SRE Site Reliability Engineer

Dice

Dubai

AED 200,000 - 300,000

Job description

Mandatory Skills: Kubernetes, Java API, Cloud Services, DevOps Tools
Optional Skills: AWS, Agile Scrum, API Gateway

Client Overview: Our client, a leading provider of digital Global System for Mobile Communications/General Packet Radio Service (GSM/GPRS) wireless voice and data technology standards, is looking for dynamic and driven professionals to join a rapidly growing high-performance team.

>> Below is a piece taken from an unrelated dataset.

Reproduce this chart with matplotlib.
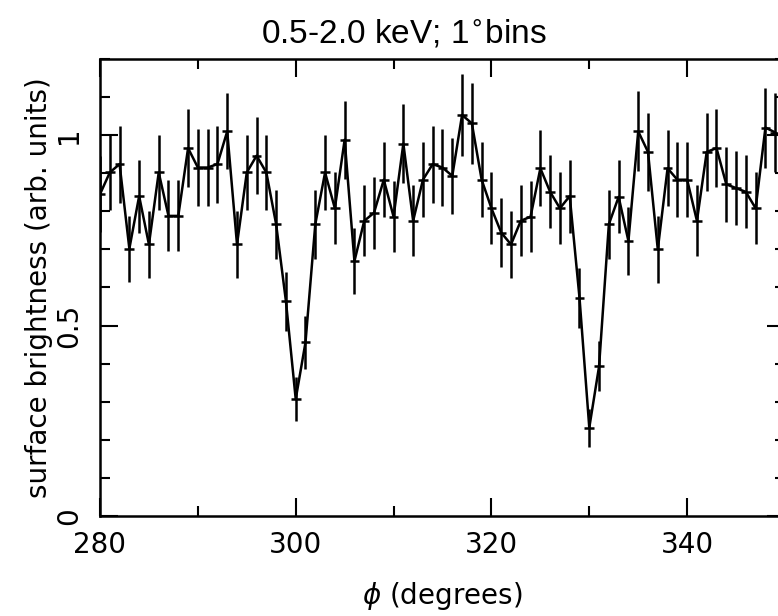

Position: Site Reliability Engineer, ACE Platform Engineering

This role will support critical API Platform, DevOps, and other activities for the Digital Services Group. Responsibilities include:

Provide consulting services for improved system stability, availability, performance, and reliability.
Assist in determining the impact of operational issues and provide input into their resolution via data extraction and quantification.
Work through day-to-day support issues, ensuring effective and timely resolution of issues in the production environment, and troubleshoot customer-impacting issues.
Forecast and plan for a rapidly growing environment.
Support multiple applications, specifically running Solo Gloo/Kubernetes/PCF/Google Cloud Platform/Java-based systems in an enterprise environment.
Support Gloo running on Kubernetes, Grafana, Prometheus, Cassandra, Postgres, Spring Boot, or Java-based applications running on PCF and WebLogic.
Apply monitoring and create complex alerts and dashboards for production systems.
Provide capacity analysis and tuning analysis for Cloud applications in a LINUX and container platform.
Available to provide 24x7 on-call support on a rotating basis with other team members.
Lead efforts in troubleshooting, recovery, and root cause investigation.
Perform analysis of user requirements and problems to automate or improve systems and review system capabilities, workflow, and scheduling limitations.
Follow and develop detailed work plans, schedules, project estimates, resource plans, and status reports.
Facilitate Disaster Recovery (DR) exercises to ensure that the team is fully prepared for any event.
Lead root cause analysis sessions to understand what causes issues in Production and propose solutions to prevent recurrence.
Ensure documentation is created and remains updated for any related work.
Evaluate product and service solutions.

Skill Requirements:

Strong hands-on experience in Kubernetes, infrastructure, and support.
Strong experience in DevOps practice for Microservices using Kubernetes as orchestrator.
Strong experience with Cloud configurations and services.
Strong experience in API microservices.
Experience with tools like: NGINX, Docker, Postman, SOAP UI, ELK, Splunk, App Dynamics, CI/CD tools, and GitLab.
Good experience in performance measures and tuning, capacity planning and management, contingency, and disaster recovery.
Strong scripting knowledge and experience.
Good understanding of networking and routing.